Buwert was joined by several other policemen and eventually entered the building. It was Constable Helmut Poeschel who arrested van der Lubbe at 9.27. He later reported that he “was a tall, well-built young man, completely out of breath and dishevelled”. Poeschel searched him and all he found was a “pocket knife, a wallet, and a passport”. (13)
Marinus Van der Lubbe was interviewed by Zirpins. He admitted setting fire to the Reichstag but claimed that he had no connections with the German Communist Party (KPD) or the Social Democratic Party (SDP). However, back home in Leiden, he had supported a tiny Dutch political group called the “Rade or International Communists”. On his arrival in Germany he talked to many people and was shocked to discover that the “workers will do nothing against a system which grants freedom to one side and metes out oppression to the other”. He decided that since “the workers would do nothing, I had to do something by myself”. (14)

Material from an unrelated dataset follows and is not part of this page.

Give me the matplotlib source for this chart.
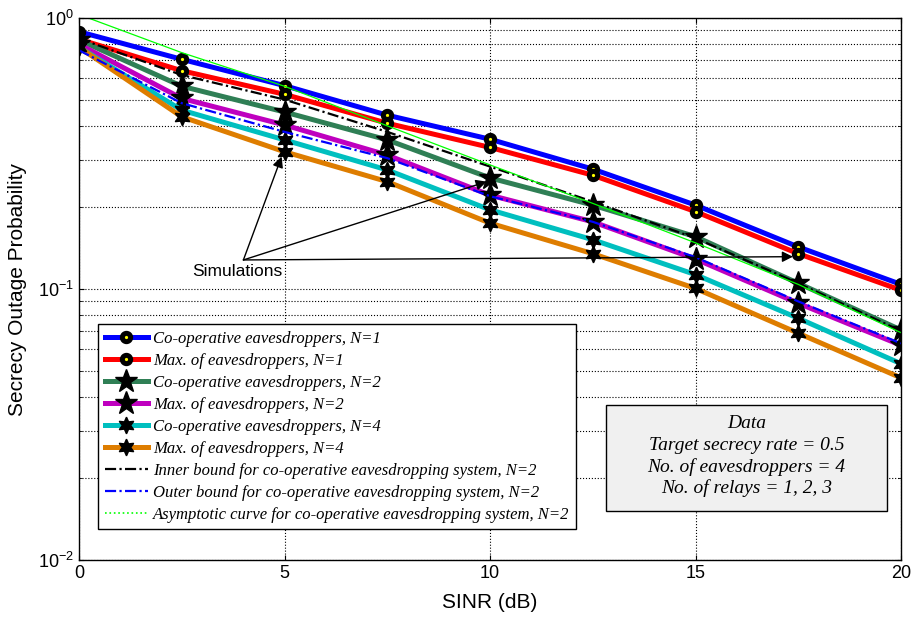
import matplotlib.pyplot as plt
from matplotlib.patches import Rectangle

plt.rcParams['font.family'] = ['Liberation Sans', 'DejaVu Sans']
plt.rcParams['mathtext.default'] = 'regular'

# SINR points (dB)
snr = [0, 2.5, 5, 7.5, 10, 12.5, 15, 17.5, 20]

# secrecy outage probability
coop_n1 = [0.89, 0.704, 0.563, 0.438, 0.357, 0.277, 0.204, 0.143, 0.104]
max_n1 = [0.835, 0.639, 0.523, 0.409, 0.333, 0.263, 0.193, 0.135, 0.099]
coop_n2 = [0.83, 0.56, 0.45, 0.355, 0.257, 0.204, 0.156, 0.105, 0.0706]
max_n2 = [0.80, 0.505, 0.403, 0.312, 0.222, 0.177, 0.129, 0.0886, 0.062]
coop_n4 = [0.78, 0.457, 0.355, 0.275, 0.196, 0.152, 0.113, 0.078, 0.053]
max_n4 = [0.78, 0.432, 0.321, 0.249, 0.175, 0.135, 0.1005, 0.0687, 0.047]
inner_n2 = [0.84, 0.616, 0.50, 0.38, 0.283, 0.21, 0.154, 0.105, 0.07]
outer_n2 = [0.76, 0.485, 0.38, 0.304, 0.22, 0.177, 0.131, 0.09, 0.063]
asym_n2 = [1.03, 0.745, 0.56, 0.40, 0.287, 0.207, 0.148, 0.104, 0.069]

labels = [
    "Co-operative eavesdroppers, N=1",
    "Max. of eavesdroppers, N=1",
    "Co-operative eavesdroppers, N=2",
    "Max. of eavesdroppers, N=2",
    "Co-operative eavesdroppers, N=4",
    "Max. of eavesdroppers, N=4",
    "Inner bound for co-operative eavesdropping system, N=2",
    "Outer bound for co-operative eavesdropping system, N=2",
    "Asymptotic curve for co-operative eavesdropping system, N=2",
]
data_lines = ["Data", "Target secrecy rate = 0.5",
              "No. of eavesdroppers = 4", "No. of relays = 1, 2, 3"]

W, H = 915, 626
fig = plt.figure(figsize=(W / 100, H / 100), dpi=100)
ax = fig.add_axes([79 / W, 1 - 560 / H, 822 / W, 542 / H])

circ = dict(marker='o', ms=6, mfc='yellow', mec='black', mew=3.6)
star5 = dict(marker='*', ms=17, mfc='black', mec='black')
star6 = dict(marker=(6, 1, 0), ms=12, mfc='black', mec='black')

ax.plot(snr, coop_n1, color='#0000ff', lw=3.6, label=labels[0], **circ)
ax.plot(snr, max_n1, color='#ff0000', lw=3.6, label=labels[1], **circ)
ax.plot(snr, coop_n2, color='#2f7f55', lw=3.6, label=labels[2], **star5)
ax.plot(snr, max_n2, color='#bf00bf', lw=3.6, label=labels[3], **star5)
ax.plot(snr, coop_n4, color='#00bfbf', lw=3.6, label=labels[4], **star6)
ax.plot(snr, max_n4, color='#de7d00', lw=3.6, label=labels[5], **star6)
ax.plot(snr, inner_n2, color='black', lw=1.6, ls=(0, (5, 1.5, 1, 1.5)), label=labels[6])
ax.plot(snr, outer_n2, color='#0000ff', lw=1.6, ls=(0, (5, 1.5, 1, 1.5)), label=labels[7])
# asymptote looks solid in the plot, dotted in the legend
ax.plot(snr, asym_n2, color='#00ff00', lw=0.9)
ax.plot([], [], color='#00ff00', lw=1.2, ls=':', label=labels[8])

ax.set_yscale('log')
ax.set_xlim(0, 20)
ax.set_ylim(0.01, 1)
ax.set_xticks([0, 5, 10, 15, 20])
ax.grid(True, which='both', axis='y', color='black', ls=':', lw=0.8)
ax.grid(True, which='major', axis='x', color='black', ls=':', lw=0.8)
ax.tick_params(which='both', direction='in', top=True, right=True, labelsize=13)
for s in ax.spines.values():
    s.set_linewidth(1.0)

ax.set_xlabel("SINR (dB)", fontsize=15, labelpad=8)
ax.set_ylabel("Secrecy Outage Probability", fontsize=15, labelpad=8)

# simulation annotation
ax.text(4.94, 0.1156, "Simulations", fontsize=12.5, ha='right', va='center')
for head in [(4.93, 0.308), (9.92, 0.249), (17.37, 0.1316)]:
    ax.annotate("", xy=head, xytext=(4.0, 0.128),
                arrowprops=dict(arrowstyle='-|>', color='black', lw=1,
                                mutation_scale=16, shrinkA=0, shrinkB=0))

leg = ax.legend(loc='upper left', bbox_to_anchor=(98 / W, 1 - 324 / H),
                bbox_transform=fig.transFigure, borderaxespad=0,
                prop=dict(family='Liberation Serif', style='italic', size=12),
                fancybox=False, framealpha=1, edgecolor='black',
                handlelength=2.6, handletextpad=0.3, labelspacing=0.36,
                borderpad=0.4, numpoints=1)
leg.get_frame().set_linewidth(1.0)

# data box
fig.patches.append(Rectangle((606 / W, 1 - 511 / H), 281 / W, 106 / H,
                             transform=fig.transFigure, facecolor='#f0f0f0',
                             edgecolor='black', lw=1, zorder=5))
for txt, yp in zip(data_lines, [423.3, 445, 466.7, 488.3]):
    fig.text(746.7 / W, 1 - yp / H, txt, ha='center', va='center',
             family='Liberation Serif', style='italic', fontsize=14, zorder=6)

fig.savefig("out.png", dpi=100)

Van der Lubbe took Detective-Inspector Helmut Heisig back to the Reichstag building. “Van der Lubbe led us. We neither indicated the direction nor influenced him in any way. He was almost delighted to show us the path he had taken. He said he had an excellent sense of direction because of his poor eyesight. Another sense had taken the place of his eyes.” (15)

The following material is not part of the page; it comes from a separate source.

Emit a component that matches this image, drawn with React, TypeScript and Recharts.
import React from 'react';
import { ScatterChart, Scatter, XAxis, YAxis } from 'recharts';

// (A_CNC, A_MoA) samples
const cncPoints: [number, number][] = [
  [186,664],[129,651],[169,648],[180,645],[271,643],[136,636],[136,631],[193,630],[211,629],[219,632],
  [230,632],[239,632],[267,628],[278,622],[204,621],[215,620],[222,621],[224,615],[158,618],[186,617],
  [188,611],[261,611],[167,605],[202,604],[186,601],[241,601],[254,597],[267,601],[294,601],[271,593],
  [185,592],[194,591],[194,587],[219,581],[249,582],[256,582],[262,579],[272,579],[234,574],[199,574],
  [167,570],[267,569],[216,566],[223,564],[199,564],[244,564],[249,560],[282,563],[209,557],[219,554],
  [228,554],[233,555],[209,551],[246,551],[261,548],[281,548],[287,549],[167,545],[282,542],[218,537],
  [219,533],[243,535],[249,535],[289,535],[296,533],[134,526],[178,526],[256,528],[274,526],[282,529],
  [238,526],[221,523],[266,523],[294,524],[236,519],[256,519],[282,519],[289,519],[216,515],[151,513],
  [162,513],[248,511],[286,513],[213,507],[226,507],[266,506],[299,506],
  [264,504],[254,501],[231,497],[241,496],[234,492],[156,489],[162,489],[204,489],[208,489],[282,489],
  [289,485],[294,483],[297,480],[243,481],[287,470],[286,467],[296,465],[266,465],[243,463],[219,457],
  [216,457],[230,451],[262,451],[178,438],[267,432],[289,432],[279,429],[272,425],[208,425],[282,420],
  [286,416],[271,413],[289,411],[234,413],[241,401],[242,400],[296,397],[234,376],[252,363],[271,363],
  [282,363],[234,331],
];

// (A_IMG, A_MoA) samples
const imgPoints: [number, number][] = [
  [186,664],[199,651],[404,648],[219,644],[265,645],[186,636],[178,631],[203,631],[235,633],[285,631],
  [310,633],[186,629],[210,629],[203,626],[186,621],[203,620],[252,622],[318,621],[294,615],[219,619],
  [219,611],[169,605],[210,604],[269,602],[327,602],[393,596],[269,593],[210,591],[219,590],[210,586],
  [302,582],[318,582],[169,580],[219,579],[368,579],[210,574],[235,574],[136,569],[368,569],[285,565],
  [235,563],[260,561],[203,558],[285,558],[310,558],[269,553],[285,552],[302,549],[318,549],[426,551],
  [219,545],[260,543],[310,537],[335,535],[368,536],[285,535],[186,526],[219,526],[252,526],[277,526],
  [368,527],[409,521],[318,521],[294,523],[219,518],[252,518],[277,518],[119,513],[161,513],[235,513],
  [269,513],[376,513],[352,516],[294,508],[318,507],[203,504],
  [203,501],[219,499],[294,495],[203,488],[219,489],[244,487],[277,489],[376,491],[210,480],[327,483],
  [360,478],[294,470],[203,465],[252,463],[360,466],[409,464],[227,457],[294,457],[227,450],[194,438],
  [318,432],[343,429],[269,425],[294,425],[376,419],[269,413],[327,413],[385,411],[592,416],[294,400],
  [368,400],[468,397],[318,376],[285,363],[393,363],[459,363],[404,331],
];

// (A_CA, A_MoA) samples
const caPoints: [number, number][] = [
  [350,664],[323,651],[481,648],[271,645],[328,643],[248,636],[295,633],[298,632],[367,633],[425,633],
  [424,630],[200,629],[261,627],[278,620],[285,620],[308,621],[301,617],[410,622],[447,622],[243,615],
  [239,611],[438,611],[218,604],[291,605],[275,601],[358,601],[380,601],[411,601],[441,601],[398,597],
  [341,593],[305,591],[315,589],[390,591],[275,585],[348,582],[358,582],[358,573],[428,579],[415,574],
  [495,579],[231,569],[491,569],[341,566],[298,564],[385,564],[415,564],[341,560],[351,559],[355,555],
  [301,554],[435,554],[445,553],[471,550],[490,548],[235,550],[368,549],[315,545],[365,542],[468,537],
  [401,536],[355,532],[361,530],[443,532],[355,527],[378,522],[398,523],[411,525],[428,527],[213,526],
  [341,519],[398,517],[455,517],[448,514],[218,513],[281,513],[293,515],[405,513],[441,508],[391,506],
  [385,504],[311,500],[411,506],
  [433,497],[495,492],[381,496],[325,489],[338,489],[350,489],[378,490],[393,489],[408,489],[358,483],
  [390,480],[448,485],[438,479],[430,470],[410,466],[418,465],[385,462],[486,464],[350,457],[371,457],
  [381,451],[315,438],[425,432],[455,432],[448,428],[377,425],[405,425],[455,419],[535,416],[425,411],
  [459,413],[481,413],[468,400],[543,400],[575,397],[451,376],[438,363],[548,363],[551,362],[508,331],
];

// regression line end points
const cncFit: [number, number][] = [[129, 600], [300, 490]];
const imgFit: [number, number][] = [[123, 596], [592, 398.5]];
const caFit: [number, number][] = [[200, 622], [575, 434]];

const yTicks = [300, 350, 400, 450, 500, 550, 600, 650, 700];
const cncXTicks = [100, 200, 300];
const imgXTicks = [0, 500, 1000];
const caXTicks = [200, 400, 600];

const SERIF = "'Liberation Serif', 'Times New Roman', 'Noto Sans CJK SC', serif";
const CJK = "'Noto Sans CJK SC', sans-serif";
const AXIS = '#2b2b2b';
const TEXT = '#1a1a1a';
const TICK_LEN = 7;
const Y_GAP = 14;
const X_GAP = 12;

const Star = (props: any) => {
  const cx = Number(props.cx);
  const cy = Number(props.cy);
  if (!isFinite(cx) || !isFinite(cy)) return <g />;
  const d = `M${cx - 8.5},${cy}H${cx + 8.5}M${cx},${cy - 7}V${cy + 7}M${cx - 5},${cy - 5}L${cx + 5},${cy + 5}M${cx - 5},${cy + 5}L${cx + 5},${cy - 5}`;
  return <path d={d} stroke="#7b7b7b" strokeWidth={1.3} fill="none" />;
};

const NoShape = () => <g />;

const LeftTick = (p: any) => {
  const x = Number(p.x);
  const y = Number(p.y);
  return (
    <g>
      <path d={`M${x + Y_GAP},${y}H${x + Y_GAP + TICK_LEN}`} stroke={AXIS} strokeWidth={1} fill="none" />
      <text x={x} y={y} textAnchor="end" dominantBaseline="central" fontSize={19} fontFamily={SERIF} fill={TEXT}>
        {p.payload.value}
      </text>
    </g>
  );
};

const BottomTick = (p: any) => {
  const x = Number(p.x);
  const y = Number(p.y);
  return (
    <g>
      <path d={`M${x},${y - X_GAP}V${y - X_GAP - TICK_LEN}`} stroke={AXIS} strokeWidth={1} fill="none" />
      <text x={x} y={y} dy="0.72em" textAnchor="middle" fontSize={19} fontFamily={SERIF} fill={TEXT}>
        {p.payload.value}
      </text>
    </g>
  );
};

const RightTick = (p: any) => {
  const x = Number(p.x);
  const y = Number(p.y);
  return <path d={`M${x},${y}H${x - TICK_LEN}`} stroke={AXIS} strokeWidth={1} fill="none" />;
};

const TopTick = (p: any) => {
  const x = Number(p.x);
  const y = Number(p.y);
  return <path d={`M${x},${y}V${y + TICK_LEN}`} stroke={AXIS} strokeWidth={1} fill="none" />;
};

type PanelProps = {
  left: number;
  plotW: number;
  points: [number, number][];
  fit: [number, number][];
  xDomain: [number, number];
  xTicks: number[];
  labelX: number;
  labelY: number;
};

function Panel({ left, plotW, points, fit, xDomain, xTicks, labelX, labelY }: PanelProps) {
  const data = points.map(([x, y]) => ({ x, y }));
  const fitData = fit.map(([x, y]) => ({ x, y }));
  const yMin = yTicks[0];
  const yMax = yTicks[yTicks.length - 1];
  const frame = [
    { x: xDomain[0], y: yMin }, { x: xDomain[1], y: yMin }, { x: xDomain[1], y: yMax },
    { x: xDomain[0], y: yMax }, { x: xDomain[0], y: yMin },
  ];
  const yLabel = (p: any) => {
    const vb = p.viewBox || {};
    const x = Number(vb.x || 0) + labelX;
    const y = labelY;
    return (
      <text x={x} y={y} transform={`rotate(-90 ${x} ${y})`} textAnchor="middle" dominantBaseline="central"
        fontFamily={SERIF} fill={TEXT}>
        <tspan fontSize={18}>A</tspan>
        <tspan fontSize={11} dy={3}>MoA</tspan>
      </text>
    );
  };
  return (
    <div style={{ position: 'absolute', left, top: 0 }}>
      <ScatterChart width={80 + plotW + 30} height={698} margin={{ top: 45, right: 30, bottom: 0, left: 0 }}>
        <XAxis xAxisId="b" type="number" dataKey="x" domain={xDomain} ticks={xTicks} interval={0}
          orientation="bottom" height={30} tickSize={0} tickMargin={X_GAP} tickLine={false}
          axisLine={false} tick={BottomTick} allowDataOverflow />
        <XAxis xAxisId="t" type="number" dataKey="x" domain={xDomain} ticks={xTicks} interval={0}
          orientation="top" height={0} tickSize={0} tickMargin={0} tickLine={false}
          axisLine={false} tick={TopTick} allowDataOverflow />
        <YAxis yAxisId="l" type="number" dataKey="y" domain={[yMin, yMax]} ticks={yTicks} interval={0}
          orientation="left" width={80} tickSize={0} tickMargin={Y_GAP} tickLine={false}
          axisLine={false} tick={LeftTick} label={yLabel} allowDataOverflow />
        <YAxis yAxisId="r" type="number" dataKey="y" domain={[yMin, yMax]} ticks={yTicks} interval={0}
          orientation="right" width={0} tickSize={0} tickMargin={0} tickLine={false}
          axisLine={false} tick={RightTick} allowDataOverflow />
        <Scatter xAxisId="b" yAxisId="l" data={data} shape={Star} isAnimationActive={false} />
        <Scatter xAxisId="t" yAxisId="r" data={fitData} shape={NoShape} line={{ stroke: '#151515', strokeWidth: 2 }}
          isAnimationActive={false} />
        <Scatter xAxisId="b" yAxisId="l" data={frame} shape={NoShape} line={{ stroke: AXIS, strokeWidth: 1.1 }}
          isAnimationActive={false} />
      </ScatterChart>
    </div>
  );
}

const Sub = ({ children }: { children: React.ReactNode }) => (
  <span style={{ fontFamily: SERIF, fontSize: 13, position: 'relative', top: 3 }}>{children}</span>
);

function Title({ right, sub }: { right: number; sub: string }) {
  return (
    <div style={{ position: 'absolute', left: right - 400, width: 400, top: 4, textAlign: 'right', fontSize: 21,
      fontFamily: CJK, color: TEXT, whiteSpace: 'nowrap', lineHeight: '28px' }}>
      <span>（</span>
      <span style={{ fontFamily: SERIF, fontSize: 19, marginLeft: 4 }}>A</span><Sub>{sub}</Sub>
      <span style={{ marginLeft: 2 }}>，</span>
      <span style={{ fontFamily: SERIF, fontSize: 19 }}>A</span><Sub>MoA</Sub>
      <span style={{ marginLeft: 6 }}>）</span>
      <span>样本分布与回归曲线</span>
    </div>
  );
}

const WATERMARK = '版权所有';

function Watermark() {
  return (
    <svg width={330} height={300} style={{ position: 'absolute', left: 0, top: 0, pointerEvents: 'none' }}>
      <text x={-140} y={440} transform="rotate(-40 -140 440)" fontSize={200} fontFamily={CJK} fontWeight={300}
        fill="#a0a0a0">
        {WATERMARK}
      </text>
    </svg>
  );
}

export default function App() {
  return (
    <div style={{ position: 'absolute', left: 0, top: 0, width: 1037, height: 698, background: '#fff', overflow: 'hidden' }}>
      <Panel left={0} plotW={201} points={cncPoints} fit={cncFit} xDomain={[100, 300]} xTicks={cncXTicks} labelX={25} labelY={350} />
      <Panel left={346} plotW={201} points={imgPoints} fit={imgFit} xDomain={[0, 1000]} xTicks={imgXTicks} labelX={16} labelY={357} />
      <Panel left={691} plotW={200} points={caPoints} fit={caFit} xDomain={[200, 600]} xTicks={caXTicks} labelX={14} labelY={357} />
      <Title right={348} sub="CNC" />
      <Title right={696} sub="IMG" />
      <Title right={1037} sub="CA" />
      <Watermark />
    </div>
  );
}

Foreign newspapers reported that the Nazi government had probably been behind the fire. Willi Frischauer, the Berlin correspondent for the Vienna newspaper, Wiener Allgemeine Zeitung, commented that on the night of the fire that he believed that the Nazis where behind the fire: “There can scarcely be any doubt that the fire which is now destroying the Reichstag was set by henchmen of the Hitler government. By all appearances, the arsonists used an underground passage connecting the Reichstag to the palace of its president, Hermann Göring.” (16)
This view was shared by the British journalist, Seftan Delmer: “The arson of the German parliament building was allegedly the work of a Communist-sympathizing Dutchman, van der Lubbe. More probably, the fire was started by the Nazis, who used the incident as a pretext to outlaw political opposition and impose dictatorship… The fire broke out at 9.45 tonight in the Assembly Hall of the Reichstag. It had been laid in five different comers and there is no doubt whatever that it was the handiwork of incendiaries.” (17)

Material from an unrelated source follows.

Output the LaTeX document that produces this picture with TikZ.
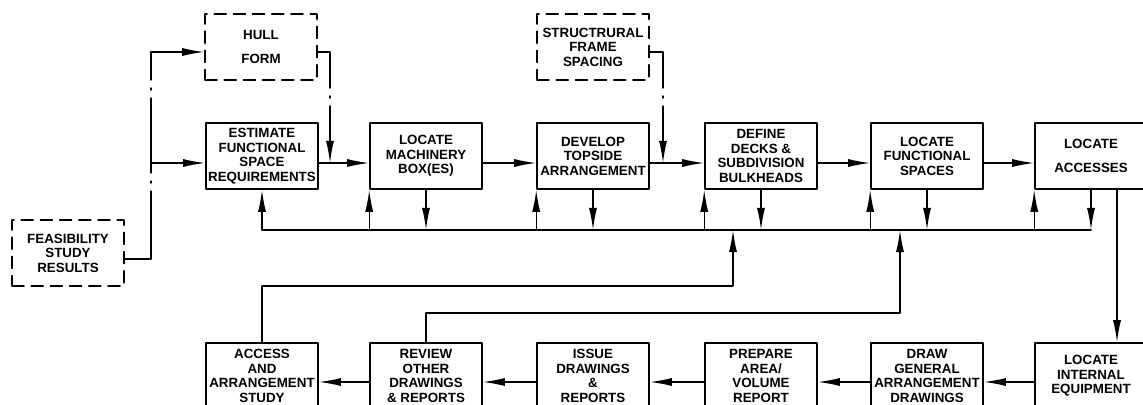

According to the first person who interviewed Marinus van der Lubbe he was “as silent as a wall” and that he was either “an idiot or one cool customer”. Eventually the young Dutchman admitted that he had set fire to the Reichstag with firelighters and his own clothing. “The first fire went out. Then I lit my shirt on fire and carried it farther. I went through five rooms.” (19)
Van der Lubbe denied that he was part of a Communist conspiracy and had no connections with the Social Democratic Party (SDP) or German Communist Party (KPD). He insisted that he acted alone and the burning of the Reichstag was his own idea. He went on to claim, “I do nothing for other people, all for myself. No one was for setting the fire.” However, he hoped that his act of arson would lead the revolution. “The workers should rebel against the state order. The workers should think that it is a symbol for a common uprising against the state order.” (20) Hermann Göring, who was in control of the investigation, ignored what van der Lubbe had said and on 28th February, he made a statement stating that he had prevented a communist uprising. (21)
On 3rd March, van der Lubbe made a full confession: “I myself am a Leftist, and was a member of the Communist Party until 1929. I had heard that a Communist demonstration was disbanded by the leaders on the approach of the police. In my opinion something absolutely had to be done in protest against this system. Since the workers would do nothing, I had to do something myself. I considered arson a suitable method. I did not wish to harm private people but something belonging to the system itself. I decided on the Reichstag. As to the question of whether I acted alone, I declare emphatically that this was the case.” (22)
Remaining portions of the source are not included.